What the task requires: Retype the stretch of lines that starts at the line containing "Write the seaborn" and ends at the line containing "9, 9.5, 10, 10.5, 11, 11.5, 12]", inclusive. Do not include pictures.

Records with drawing code:
* Begin *

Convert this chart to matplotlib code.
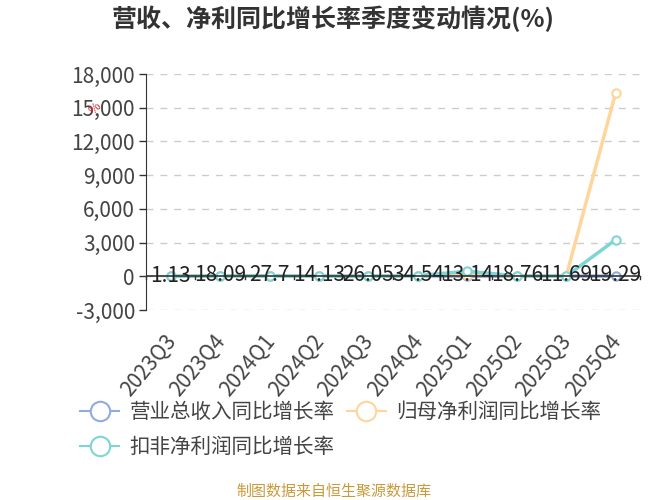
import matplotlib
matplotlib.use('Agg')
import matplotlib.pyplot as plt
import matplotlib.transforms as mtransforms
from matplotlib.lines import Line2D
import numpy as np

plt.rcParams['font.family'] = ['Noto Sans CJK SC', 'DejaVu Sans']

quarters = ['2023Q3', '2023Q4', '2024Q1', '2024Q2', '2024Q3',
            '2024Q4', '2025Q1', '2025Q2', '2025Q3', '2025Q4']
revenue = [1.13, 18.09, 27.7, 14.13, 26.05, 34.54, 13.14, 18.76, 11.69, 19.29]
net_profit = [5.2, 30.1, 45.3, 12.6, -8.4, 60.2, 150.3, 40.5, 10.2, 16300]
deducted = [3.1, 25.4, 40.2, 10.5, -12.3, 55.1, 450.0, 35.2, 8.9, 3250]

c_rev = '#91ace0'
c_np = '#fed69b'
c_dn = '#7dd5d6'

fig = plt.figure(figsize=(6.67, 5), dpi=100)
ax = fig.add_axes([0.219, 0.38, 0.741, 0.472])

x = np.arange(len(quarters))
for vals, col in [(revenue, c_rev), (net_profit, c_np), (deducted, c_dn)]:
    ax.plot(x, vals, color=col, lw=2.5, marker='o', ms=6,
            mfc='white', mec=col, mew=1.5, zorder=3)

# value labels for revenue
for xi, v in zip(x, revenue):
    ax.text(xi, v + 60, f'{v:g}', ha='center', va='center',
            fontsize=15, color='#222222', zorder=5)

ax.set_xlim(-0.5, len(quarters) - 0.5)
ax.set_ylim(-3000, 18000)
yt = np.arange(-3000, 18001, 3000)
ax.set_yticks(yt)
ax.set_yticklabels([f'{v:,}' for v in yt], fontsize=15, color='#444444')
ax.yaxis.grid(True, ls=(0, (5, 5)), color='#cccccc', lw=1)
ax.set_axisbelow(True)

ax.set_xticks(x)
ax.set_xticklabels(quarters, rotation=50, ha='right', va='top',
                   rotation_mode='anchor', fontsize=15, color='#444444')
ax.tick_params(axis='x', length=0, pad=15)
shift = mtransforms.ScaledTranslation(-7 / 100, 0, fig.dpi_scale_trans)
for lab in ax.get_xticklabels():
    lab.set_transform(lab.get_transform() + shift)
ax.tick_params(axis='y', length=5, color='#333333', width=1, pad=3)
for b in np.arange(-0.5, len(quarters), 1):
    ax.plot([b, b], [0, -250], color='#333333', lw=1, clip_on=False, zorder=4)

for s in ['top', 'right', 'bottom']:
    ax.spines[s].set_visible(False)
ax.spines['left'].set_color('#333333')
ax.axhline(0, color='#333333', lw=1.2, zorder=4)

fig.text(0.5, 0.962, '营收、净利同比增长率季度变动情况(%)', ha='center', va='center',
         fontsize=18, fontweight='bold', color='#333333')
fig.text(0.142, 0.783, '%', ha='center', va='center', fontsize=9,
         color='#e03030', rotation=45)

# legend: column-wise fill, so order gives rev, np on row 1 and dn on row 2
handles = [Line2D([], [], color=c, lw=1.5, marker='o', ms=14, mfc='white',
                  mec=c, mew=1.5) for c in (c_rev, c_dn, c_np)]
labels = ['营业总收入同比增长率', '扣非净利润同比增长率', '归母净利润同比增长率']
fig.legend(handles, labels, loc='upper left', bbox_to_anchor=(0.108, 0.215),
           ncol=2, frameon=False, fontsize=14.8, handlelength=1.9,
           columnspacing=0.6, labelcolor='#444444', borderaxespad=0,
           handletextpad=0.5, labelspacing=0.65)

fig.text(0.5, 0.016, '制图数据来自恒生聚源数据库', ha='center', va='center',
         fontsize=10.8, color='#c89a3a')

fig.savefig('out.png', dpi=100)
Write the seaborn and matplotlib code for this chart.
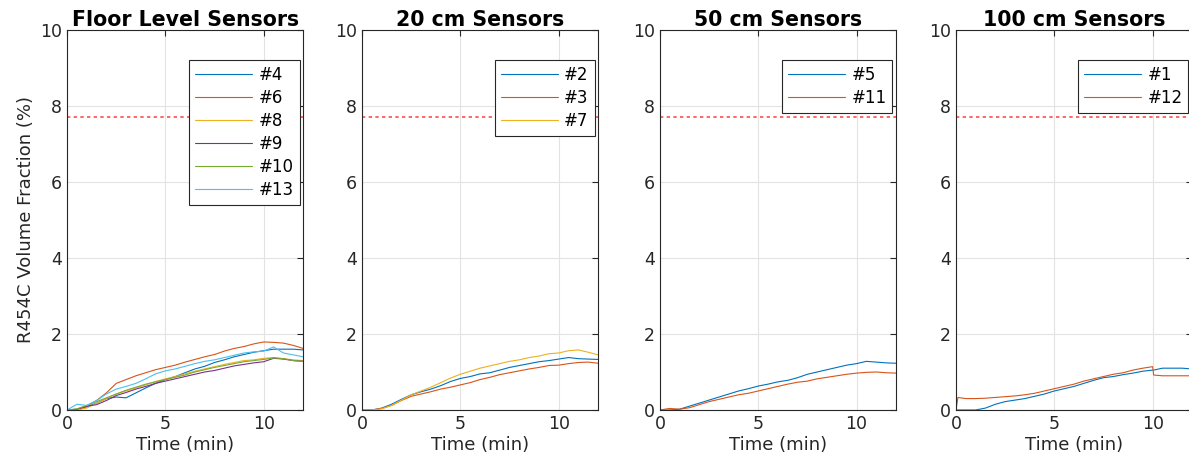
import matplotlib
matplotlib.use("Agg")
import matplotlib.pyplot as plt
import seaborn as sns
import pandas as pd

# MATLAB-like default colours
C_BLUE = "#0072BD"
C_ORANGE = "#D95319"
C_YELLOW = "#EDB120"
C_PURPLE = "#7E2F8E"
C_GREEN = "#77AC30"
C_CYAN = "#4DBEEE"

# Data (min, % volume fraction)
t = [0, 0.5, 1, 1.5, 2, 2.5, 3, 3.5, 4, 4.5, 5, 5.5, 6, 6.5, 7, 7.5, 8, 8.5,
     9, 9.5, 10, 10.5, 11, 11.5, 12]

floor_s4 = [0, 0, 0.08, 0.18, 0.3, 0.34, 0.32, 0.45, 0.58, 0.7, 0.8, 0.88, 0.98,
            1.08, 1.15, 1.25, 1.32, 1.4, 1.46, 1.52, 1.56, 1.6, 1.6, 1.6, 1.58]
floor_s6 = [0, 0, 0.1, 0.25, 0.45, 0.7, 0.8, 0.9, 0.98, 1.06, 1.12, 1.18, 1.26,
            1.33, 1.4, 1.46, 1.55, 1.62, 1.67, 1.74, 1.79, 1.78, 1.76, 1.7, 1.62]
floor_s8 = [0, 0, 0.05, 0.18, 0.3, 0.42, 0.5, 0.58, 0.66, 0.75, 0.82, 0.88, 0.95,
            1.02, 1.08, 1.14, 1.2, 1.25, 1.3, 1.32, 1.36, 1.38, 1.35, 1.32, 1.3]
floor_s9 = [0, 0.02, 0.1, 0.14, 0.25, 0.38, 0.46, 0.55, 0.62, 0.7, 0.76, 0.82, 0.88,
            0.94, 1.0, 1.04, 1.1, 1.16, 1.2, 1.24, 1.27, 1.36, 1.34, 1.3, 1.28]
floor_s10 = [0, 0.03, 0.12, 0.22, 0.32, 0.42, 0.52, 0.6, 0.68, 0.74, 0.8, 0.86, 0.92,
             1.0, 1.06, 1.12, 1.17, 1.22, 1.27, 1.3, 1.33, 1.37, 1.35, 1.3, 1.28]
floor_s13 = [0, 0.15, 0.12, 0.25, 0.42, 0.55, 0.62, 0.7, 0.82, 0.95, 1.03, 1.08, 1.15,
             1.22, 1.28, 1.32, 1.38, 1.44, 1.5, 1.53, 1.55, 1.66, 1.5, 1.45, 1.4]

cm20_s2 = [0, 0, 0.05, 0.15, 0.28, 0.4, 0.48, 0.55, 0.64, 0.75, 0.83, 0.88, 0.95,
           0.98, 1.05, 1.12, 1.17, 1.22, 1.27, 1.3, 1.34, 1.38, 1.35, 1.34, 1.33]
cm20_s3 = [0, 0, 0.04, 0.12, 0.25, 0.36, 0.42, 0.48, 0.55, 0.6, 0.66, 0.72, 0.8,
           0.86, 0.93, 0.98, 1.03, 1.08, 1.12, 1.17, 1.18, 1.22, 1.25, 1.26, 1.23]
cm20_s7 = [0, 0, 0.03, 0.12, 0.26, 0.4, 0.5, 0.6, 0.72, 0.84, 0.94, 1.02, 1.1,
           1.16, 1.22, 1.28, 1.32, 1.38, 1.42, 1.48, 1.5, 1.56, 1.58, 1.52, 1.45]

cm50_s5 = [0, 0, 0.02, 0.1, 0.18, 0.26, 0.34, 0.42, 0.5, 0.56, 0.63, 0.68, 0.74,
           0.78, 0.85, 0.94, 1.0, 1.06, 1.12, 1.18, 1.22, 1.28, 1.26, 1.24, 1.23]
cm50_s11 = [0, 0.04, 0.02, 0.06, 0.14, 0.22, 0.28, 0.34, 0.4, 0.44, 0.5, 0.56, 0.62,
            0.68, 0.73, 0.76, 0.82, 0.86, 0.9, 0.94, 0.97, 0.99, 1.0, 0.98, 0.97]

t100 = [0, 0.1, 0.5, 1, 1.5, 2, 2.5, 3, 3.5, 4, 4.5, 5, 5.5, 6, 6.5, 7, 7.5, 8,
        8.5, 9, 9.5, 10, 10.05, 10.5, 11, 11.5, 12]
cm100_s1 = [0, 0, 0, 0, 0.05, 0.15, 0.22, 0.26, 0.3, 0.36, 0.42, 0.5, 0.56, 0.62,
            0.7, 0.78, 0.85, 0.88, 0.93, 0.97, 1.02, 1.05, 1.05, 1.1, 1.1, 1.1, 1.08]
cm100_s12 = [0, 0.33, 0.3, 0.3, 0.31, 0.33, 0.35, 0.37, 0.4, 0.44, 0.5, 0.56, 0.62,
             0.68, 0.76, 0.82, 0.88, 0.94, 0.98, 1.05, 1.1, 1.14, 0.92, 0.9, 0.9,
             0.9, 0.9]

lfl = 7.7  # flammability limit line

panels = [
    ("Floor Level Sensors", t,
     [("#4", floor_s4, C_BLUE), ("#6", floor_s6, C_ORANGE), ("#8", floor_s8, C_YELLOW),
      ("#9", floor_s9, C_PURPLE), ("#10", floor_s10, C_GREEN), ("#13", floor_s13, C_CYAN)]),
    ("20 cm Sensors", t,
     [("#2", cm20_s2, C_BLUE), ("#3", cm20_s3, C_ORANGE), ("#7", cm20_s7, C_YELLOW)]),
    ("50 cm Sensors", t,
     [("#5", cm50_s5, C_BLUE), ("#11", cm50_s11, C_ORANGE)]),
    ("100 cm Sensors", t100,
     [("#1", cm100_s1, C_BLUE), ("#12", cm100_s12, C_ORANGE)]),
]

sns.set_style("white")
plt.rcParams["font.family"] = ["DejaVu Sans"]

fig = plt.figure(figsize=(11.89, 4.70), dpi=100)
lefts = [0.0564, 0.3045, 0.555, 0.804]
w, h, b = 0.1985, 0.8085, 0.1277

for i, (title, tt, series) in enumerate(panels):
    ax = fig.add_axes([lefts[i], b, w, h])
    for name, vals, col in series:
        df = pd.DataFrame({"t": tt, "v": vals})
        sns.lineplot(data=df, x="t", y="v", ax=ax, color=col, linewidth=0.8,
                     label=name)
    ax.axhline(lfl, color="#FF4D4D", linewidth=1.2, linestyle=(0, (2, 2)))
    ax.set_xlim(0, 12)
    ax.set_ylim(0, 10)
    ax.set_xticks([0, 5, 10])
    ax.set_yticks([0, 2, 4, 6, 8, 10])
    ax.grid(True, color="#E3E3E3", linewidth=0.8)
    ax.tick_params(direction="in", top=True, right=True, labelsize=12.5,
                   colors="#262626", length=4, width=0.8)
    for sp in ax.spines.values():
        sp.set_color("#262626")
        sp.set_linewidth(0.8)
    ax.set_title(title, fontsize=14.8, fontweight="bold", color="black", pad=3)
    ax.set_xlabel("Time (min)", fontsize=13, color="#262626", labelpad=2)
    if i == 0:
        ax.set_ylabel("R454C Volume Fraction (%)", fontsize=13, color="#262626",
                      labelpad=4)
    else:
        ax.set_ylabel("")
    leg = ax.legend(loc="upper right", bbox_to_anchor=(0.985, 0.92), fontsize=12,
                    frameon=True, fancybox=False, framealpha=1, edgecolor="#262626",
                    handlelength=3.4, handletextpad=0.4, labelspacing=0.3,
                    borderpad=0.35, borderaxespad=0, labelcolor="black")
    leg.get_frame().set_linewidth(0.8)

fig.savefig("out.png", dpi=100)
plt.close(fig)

* End *

Written reply:
Write the seaborn and matplotlib code for this chart.
import matplotlib
matplotlib.use("Agg")
import matplotlib.pyplot as plt
import seaborn as sns
import pandas as pd

# MATLAB-like default colours
C_BLUE = "#0072BD"
C_ORANGE = "#D95319"
C_YELLOW = "#EDB120"
C_PURPLE = "#7E2F8E"
C_GREEN = "#77AC30"
C_CYAN = "#4DBEEE"

# Data (min, % volume fraction)
t = [0, 0.5, 1, 1.5, 2, 2.5, 3, 3.5, 4, 4.5, 5, 5.5, 6, 6.5, 7, 7.5, 8, 8.5,
     9, 9.5, 10, 10.5, 11, 11.5, 12]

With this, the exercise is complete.